Dalai Lama: This is not a Political Matter, Not Religious. It’s About Survival.

Christopher Michel is licensed under CC BY 2.0
Christopher Michel is licensed under CC BY 2.0
In a new video, the Dalai Lama calls for united action on global warming.

1989 Nobel Peace Prize winner and the 14th Dalai Lama has called for action to restrict global warming and subsequent damage to the Tibetan plateau and the Himalayan glaciers.

In a video released from Dharamsala in India, where the political head of an estimated 128,000 Tibetans lives in exile, he said that all of humanity has to take responsibility and act, instead of merely relying on prayer to God or Buddha, which he felt was illogical.

The 80-year-old spiritual leader also urged the younger generation to be more proactive in protecting the environment. Temperatures in Tibet have on an average risen by 1.3° C over the past 50 years. This has contributed to glaciers in the Himalayas shrinking by as much as 21% in the last 30 years.

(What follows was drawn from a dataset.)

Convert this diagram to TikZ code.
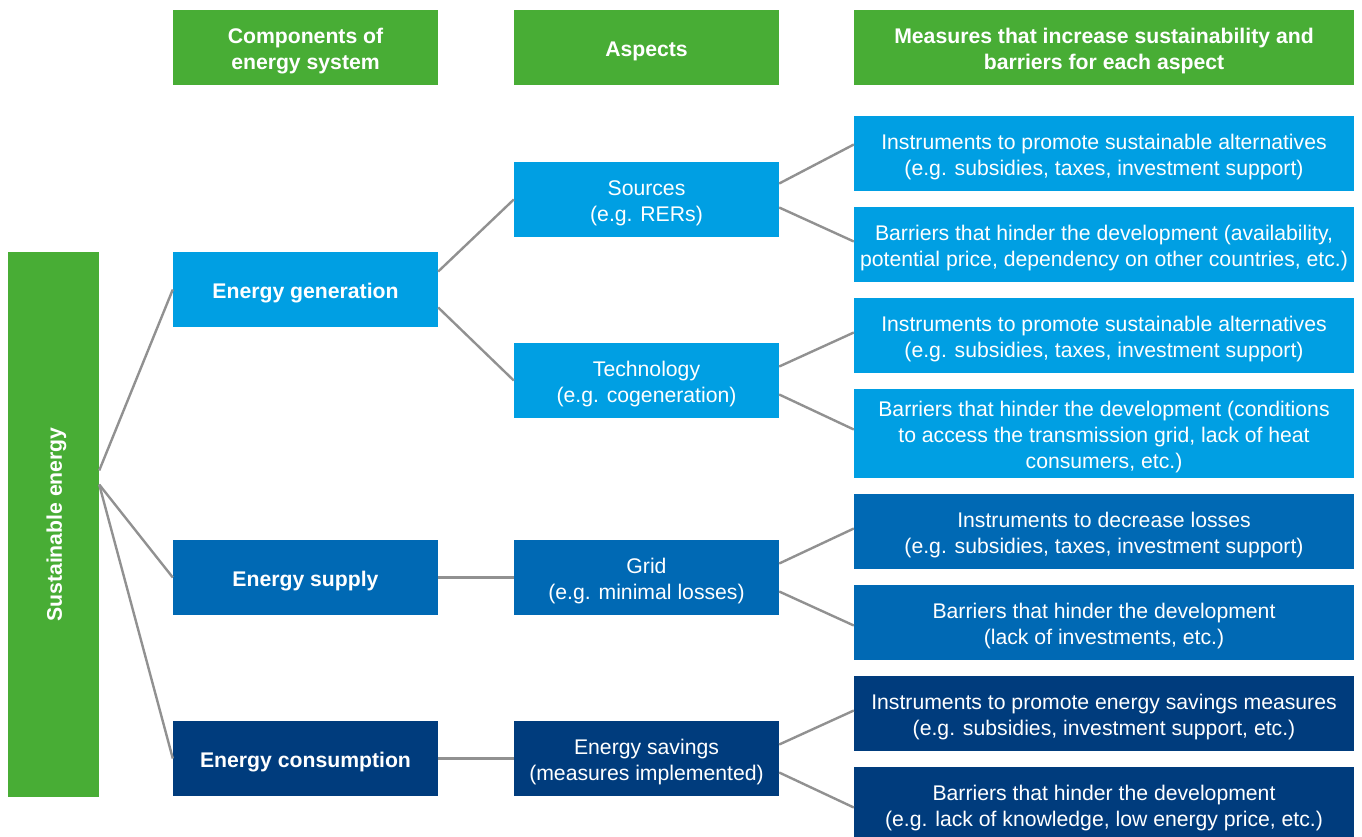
\documentclass[tikz,border=0pt]{standalone}
\usepackage{fontspec}
\setmainfont{Liberation Sans}
\usetikzlibrary{calc}
\definecolor{sgreen}{HTML}{48AD35}
\definecolor{lblue}{HTML}{009FE3}
\definecolor{mblue}{HTML}{0069B4}
\definecolor{dblue}{HTML}{003C7D}
\definecolor{lgray}{HTML}{919191}
\newcommand\myfs{\fontsize{21.2}{26}\selectfont}
\begin{document}
\begin{tikzpicture}[x=1pt,y=-1pt,
  box/.style={rectangle, draw=none, inner sep=0pt},
  lt/.style={align=center, text=white, font=\myfs, inner sep=0pt, yshift=-4pt},
  lb/.style={lt, font=\myfs\bfseries},
  hdr/.style={box, fill=sgreen, minimum height=75pt},
  c1/.style={box, minimum width=265pt, minimum height=75pt},
  c2/.style={box, minimum width=265pt, minimum height=75pt},
  c3/.style={box, minimum width=500pt, minimum height=75pt},
  link/.style={draw=lgray, line width=2.4pt}
]
\useasboundingbox (0,0) rectangle (1362,836);
% headers
\node[hdr, minimum width=265pt, label={[lb]center:{Components of\\energy system}}] (h1) at (305.5,47.5) {};
\node[hdr, minimum width=265pt, label={[lb]center:{Aspects}}] (h2) at (646.5,47.5) {};
\node[hdr, minimum width=500pt, label={[lb]center:{Measures that increase sustainability and\\barriers for each aspect}}] (h3) at (1104,47.5) {};
% root
\node[box, fill=sgreen, minimum width=91pt, minimum height=545pt] (root) at (53.5,524.5) {};
\node[font=\myfs\bfseries, text=white, rotate=90, inner sep=0pt] (roottext) at ($(root.center)+(3,0)$) {Sustainable energy};
% column 1
\node[c1, fill=lblue, label={[lb]center:{Energy generation}}] (gen) at (305.5,289.5) {};
\node[c1, fill=mblue, label={[lb]center:{Energy supply}}] (sup) at (305.5,577.5) {};
\node[c1, fill=dblue, label={[lb]center:{Energy consumption}}] (con) at (305.5,758.5) {};
% column 2
\node[c2, fill=lblue, label={[lt]center:{Sources\\(e.g. RERs)}}] (src) at (646.5,199.5) {};
\node[c2, fill=lblue, label={[lt]center:{Technology\\(e.g. cogeneration)}}] (tec) at (646.5,380.5) {};
\node[c2, fill=mblue, label={[lt]center:{Grid\\(e.g. minimal losses)}}] (grd) at (646.5,577.5) {};
\node[c2, fill=dblue, label={[lt]center:{Energy savings\\(measures implemented)}}] (sav) at (646.5,758.5) {};
% column 3
\node[c3, fill=lblue, label={[lt]center:{Instruments to promote sustainable alternatives\\(e.g. subsidies, taxes, investment support)}}] (i1) at (1104,153.5) {};
\node[c3, fill=lblue, label={[lt]center:{Barriers that hinder the development (availability,\\potential price, dependency on other countries, etc.)}}] (b1) at (1104,244.5) {};
\node[c3, fill=lblue, label={[lt]center:{Instruments to promote sustainable alternatives\\(e.g. subsidies, taxes, investment support)}}] (i2) at (1104,335.5) {};
\node[c3, fill=lblue, minimum height=89pt, label={[lt]center:{Barriers that hinder the development (conditions\\to access the transmission grid, lack of heat\\consumers, etc.)}}] (b2) at (1104,433.5) {};
\node[c3, fill=mblue, label={[lt]center:{Instruments to decrease losses\\(e.g. subsidies, taxes, investment support)}}] (i3) at (1104,531.5) {};
\node[c3, fill=mblue, label={[lt]center:{Barriers that hinder the development\\(lack of investments, etc.)}}] (b3) at (1104,622.5) {};
\node[c3, fill=dblue, label={[lt]center:{Instruments to promote energy savings measures\\(e.g. subsidies, investment support, etc.)}}] (i4) at (1104,713.5) {};
\node[c3, fill=dblue, label={[lt]center:{Barriers that hinder the development\\(e.g. lack of knowledge, low energy price, etc.)}}] (b4) at (1104,804.5) {};
% connectors: root to column 1
\draw[link] ($(root.east)+(0,-54)$) -- (gen.west);
\draw[link] ($(root.east)+(0,-40)$) -- (sup.west);
\draw[link] ($(root.east)+(0,-40)$) -- (con.west);
% column 1 to column 2
\draw[link] ($(gen.east)+(0,-18)$) -- (src.west);
\draw[link] ($(gen.east)+(0,18)$) -- (tec.west);
\draw[link] (sup.east) -- (grd.west);
\draw[link] (con.east) -- (sav.west);
% column 2 to column 3
\draw[link] ($(src.east)+(0,-16)$) -- ($(i1.west)+(0,-9)$);
\draw[link] ($(src.east)+(0,8)$) -- ($(b1.west)+(0,-3)$);
\draw[link] ($(tec.east)+(0,-14)$) -- ($(i2.west)+(0,-3)$);
\draw[link] ($(tec.east)+(0,14)$) -- ($(b2.west)+(0,-4)$);
\draw[link] ($(grd.east)+(0,-14)$) -- ($(i3.west)+(0,-3)$);
\draw[link] ($(grd.east)+(0,14)$) -- ($(b3.west)+(0,3)$);
\draw[link] ($(sav.east)+(0,-14)$) -- ($(i4.west)+(0,-3)$);
\draw[link] ($(sav.east)+(0,14)$) -- ($(b4.west)+(0,3)$);
\end{tikzpicture}
\end{document}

This poses an immediate danger to humanity because both methane and carbon-dioxide have been proven to be present in the ice. The ice of the Tibetan plateau melting could release these greenhouse gases, thereby contributing further to the problem of global warming. Methane is accepted to be 30 times as strong as carbon-dioxide when it comes to trapping heat within the Earth's atmosphere.

A new study published indicates that by the next century, average summer temperatures will be 113 degrees Fahrenheit with humidity raising the heat index to over 165 degrees, a temperature that makes the region uninhabitable by humans.

The Tibetan government is expected to send a representative to the United Nations Climate Change Conference, due to be held in November 2015, although it will not have a vote. Nations from all over the world are understood to reach some sort of an agreement on limiting carbon emissions. The earlier Kyoto Protocol was not ratified by the United States, resulting in its partial failure, while the Copenhagen Accord of 2009, widely seen as its successor, is not legally binding on the signatories.

In his statement, the Dalai Lama stressed that climate change was not something that affected one or two nations, but was rather a threat faced by humankind as a whole. Our world is our home, concluded the Buddhist monk, adding that there was no other planet which we could move to.

Tibet accuses China of causing the problem by resorting to wanton mining without regard for the ecosystem, maintaining that Tibetans' wisdom in this regard is superior, by virtue of them being natural custodians of the land for centuries. Its tensions with China date back to 1950-51, when the People's Republic of China led a military expedition into the region and annexed it. A 1959 uprising against the Chinese failed, which resulted in the Dalai Lama and his supporters having to shift their base to neighboring India, which offered them refuge.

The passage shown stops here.